Lors de chaque session plénière au Parlement européen à Strasbourg, Romain L’Hostis suit les débats du Parlement européen qui réunit les 705 députés européens des 27 pays de l’Union. Le 09 mai, il reçoit la députée européenne française Manon Aubry du groupe de la Gauche au Parlement européen, sur le vote prévu le 31 mai sur la directive européenne sur la responsabilité des entreprises multinationales pour les contraindre à respecter les droits humains et environnementaux.
A quelques quelques semaines de ce vote final, Manon Aubry est-ce que vous êtes satisfaite du texte ?

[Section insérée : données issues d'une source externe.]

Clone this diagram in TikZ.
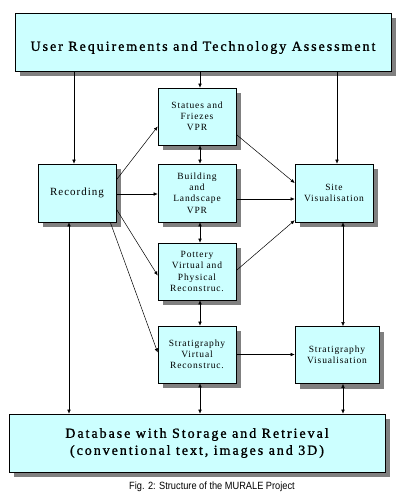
\documentclass[tikz,border=0pt]{standalone}
\usepackage{fontspec}
\setmainfont{Liberation Serif}
\newfontfamily\boxfont[LetterSpace=9]{Liberation Serif}
\newfontfamily\titlefont[LetterSpace=14, FakeBold=1.2]{Liberation Serif}
\newfontfamily\capfont{Liberation Sans}
\usepackage{tikz}
\usetikzlibrary{arrows.meta, positioning, calc, shadows}
\definecolor{boxcyan}{RGB}{204,255,255}
\definecolor{shadowgray}{RGB}{128,128,128}

\begin{document}
\begin{tikzpicture}[x=1pt, y=-1pt,
    box/.style={draw, fill=boxcyan, line width=0.6pt, align=center,
      drop shadow={shadow xshift=5pt, shadow yshift=-5pt, fill=shadowgray, opacity=1},
      font=\boxfont\fontsize{9.5}{11.2}\selectfont, inner sep=1pt},
    smallbox/.style={box, minimum width=78pt, minimum height=57pt},
    bigbox/.style={box, minimum width=376pt, minimum height=58pt,
      font=\titlefont\fontsize{14}{17}\selectfont},
    arr/.style={-{Latex[length=4pt,width=3.5pt]}, line width=0.5pt},
    both/.style={{Latex[length=4pt,width=3.5pt]}-{Latex[length=4pt,width=3.5pt]}, line width=0.5pt}]
  \useasboundingbox (0,0) rectangle (400,501);
  \node[bigbox] (req) at (203,42) {\raisebox{-4pt}[\height][0pt]{User Requirements and Technology Assessment}};
  \node[smallbox] (statues) at (197,116.5) {Statues and\\Friezes\\VPR};
  \node[smallbox, minimum height=58pt, font=\boxfont\fontsize{11}{13}\selectfont] (rec) at (77,193) {\raisebox{3pt}{Recording}};
  \node[smallbox, minimum height=58pt] (build) at (197,193) {Building\\and\\Landscape\\VPR};
  \node[smallbox, minimum height=58pt] (site) at (334,193) {Site\\Visualisation};
  \node[smallbox] (pot) at (197,271.5) {Pottery\\Virtual and\\Physical\\Reconstruc.};
  \node[smallbox] (strat) at (197,354.5) {Stratigraphy\\Virtual\\Reconstruc.};
  \node[smallbox, minimum width=84pt] (stratvis) at (337,355) {Stratigraphy\\Visualisation};
  \node[bigbox] (db) at (197,443)
    {Database with Storage and Retrieval\\(conventional text, images and 3D)};
  \node[font=\capfont\fontsize{10.5}{12}\selectfont, xscale=0.88] (cap) at (212,487)
    {Fig. 2: Structure of the MURALE Project};

  % feeds from the requirements
  \draw[arr] ([xshift=-3pt]req.south -| rec.north) -- ([xshift=-3pt]rec.north);
  \draw[arr] ([xshift=3pt]req.south -| statues.north) -- ([xshift=3pt]statues.north);
  \draw[arr] ([xshift=3pt]req.south -| site.north) -- ([xshift=3pt]site.north);

  % central column
  \foreach \a/\b in {statues/build, build/pot, pot/strat, strat/db}
    \draw[both] ([xshift=3pt]\a.south) -- ([xshift=3pt]\a.south |- \b.north);
  \draw[both] ([xshift=6pt]stratvis.north |- site.south) -- ([xshift=6pt]stratvis.north);
  \draw[both] ([xshift=6pt]stratvis.south) -- ([xshift=6pt]stratvis.south |- db.north);
  \draw[both] ([xshift=-8pt]rec.south) -- ([xshift=-8pt]rec.south |- db.north);

  % from recording
  \draw[arr] ([yshift=13pt]rec.east) -- ([yshift=-10pt]statues.west);
  \draw[arr] ([yshift=-1pt]rec.east) -- ([yshift=-1pt]build.west);
  \draw[arr] ([yshift=-16pt]rec.east) -- ([yshift=-4pt]pot.west);
  \draw[arr] ([xshift=-6pt]rec.south east) -- ([yshift=2pt]strat.west);

  % to site visualisation
  \draw[arr] ([yshift=-18pt]statues.east) -- ([yshift=10pt]site.west);
  \draw[arr] ([yshift=-6pt]build.east) -- ([yshift=-6pt]site.west);
  \draw[arr] ([yshift=1pt]pot.east) -- ([yshift=2pt]site.south west);
  \draw[arr] (strat.east) -- (strat.east -| stratvis.west);
\end{tikzpicture}
\end{document}
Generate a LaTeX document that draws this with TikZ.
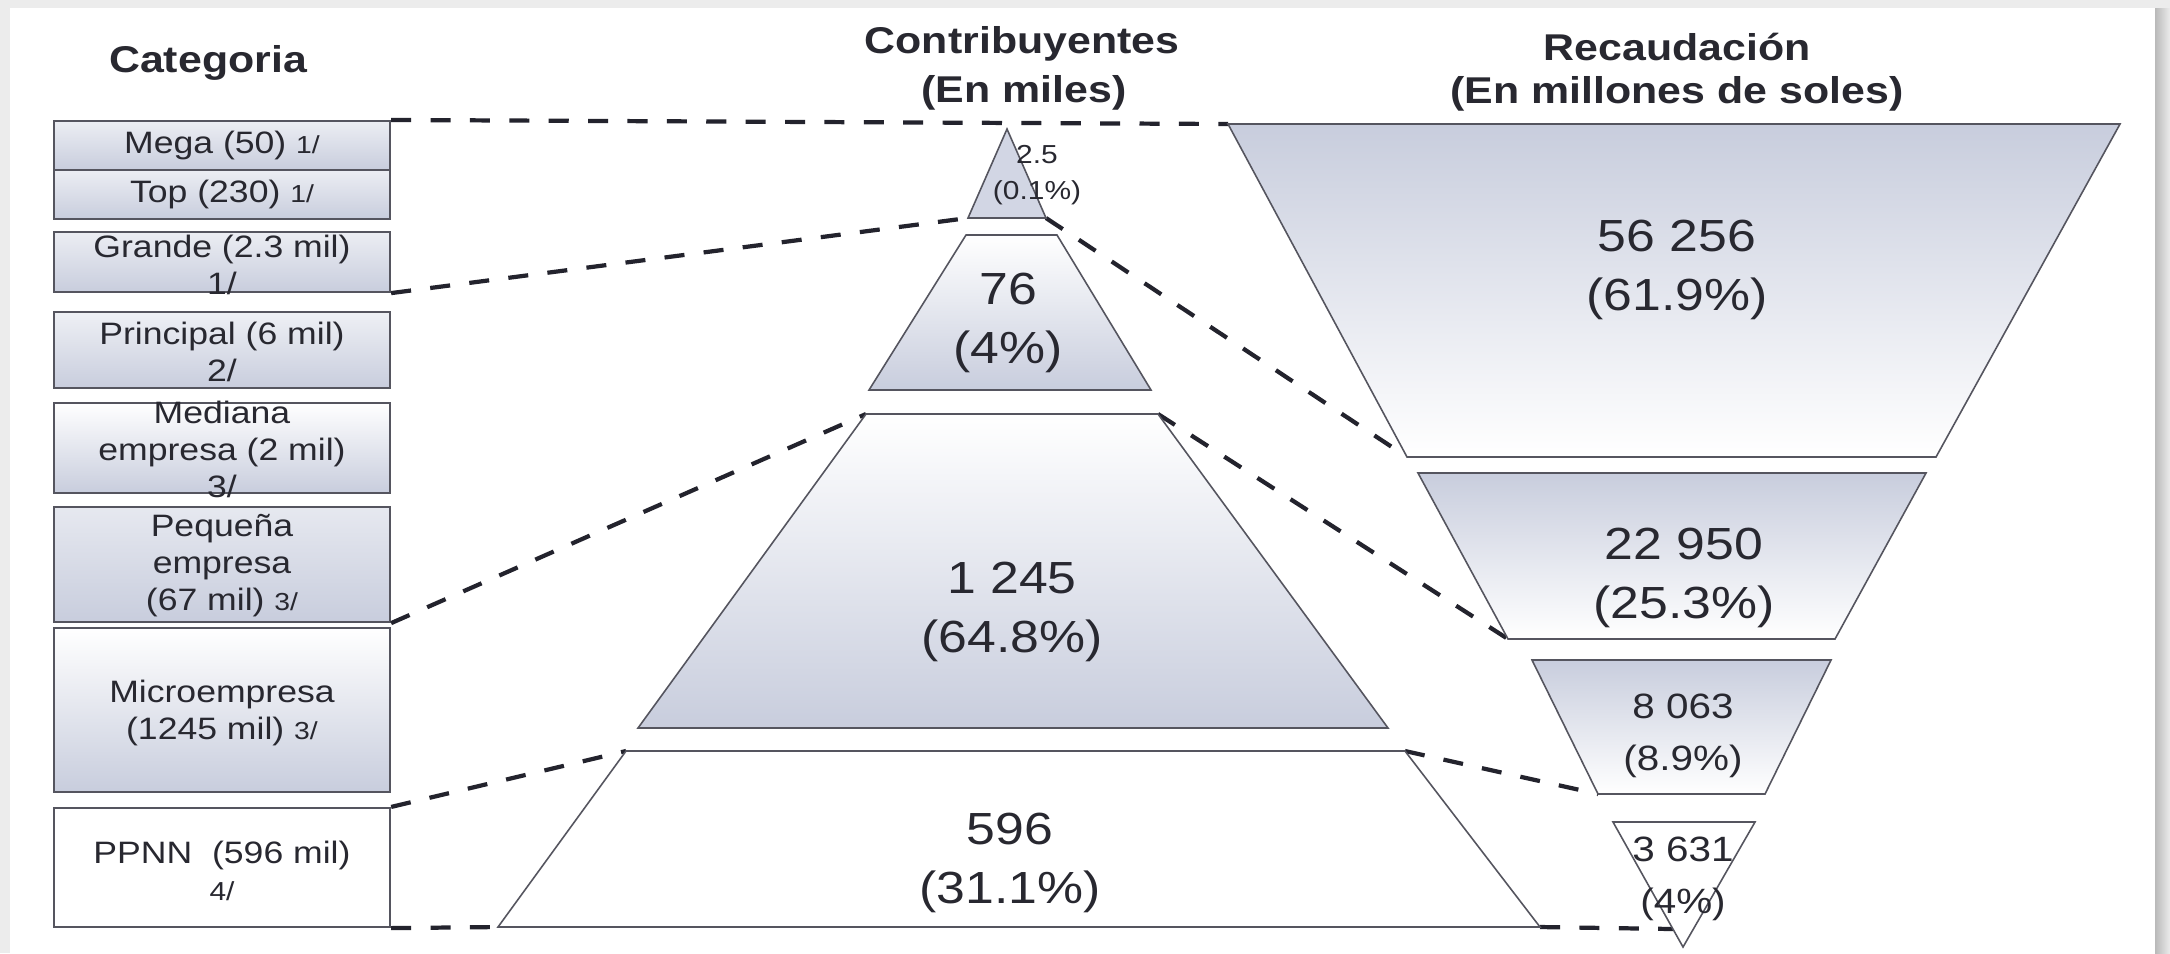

C’est une très très longue bataille, l’enjeu c'est quoi avant de revenir sur l’issue du texte ? L’enjeu c’est de faire en sorte que des grandes entreprises multinationales n’aient plus leur business model basé sur des dommages à l'environnement et des violations des droits de l’Homme. Faire en sorte que des entreprises comme Vinci ne tirent plus profit des ouvriers exploités parfois jusqu'à la mort, sur les chantiers de la Coupe du monde au Qatar. C’est Total qui ne doit plus déplacer des centaines de milliers de paysans en Ouganda pour faire passer leur extraction de pétrole. C’est des entreprises comme Shein, Zara ou d’autres qui ne doivent plus exploiter le travail forcé des Ouïghours en Chine. Et c'est une petite révolution car pour la première fois des victimes pourront porter plainte devant des tribunaux français, belges, au niveau européen, quand l’entreprise a utilisé dans sa chaîne de production, il a été démontré qu’elle n’a pas fait son devoir de vigilance et que ça a produit des violations des droits humains. Ce qui a vraiment changé c'est que jusqu’à présent les entreprises multinationales pouvaient se cacher derrière tout leur réseau de fournisseurs, de filiales etc. Et là on signe la fin de la récré en leur disant que “si votre business model il est basé là-dessus alors vous devrez rendre des comptes et dédommager les victimes”. Donc oui je suis satisfaite que ce texte arrive à son terme après de longues et apres négociations même si je regrette que la droite qui a relayé en cela les paroles des lobbys très actifs sur ce sujet ait réussi à certains égards à amoindrir le texte à amoindrir des protections des victimes, à amoindrir les sanctions potentielles, à amoindrir la responsabilité du secteur financier.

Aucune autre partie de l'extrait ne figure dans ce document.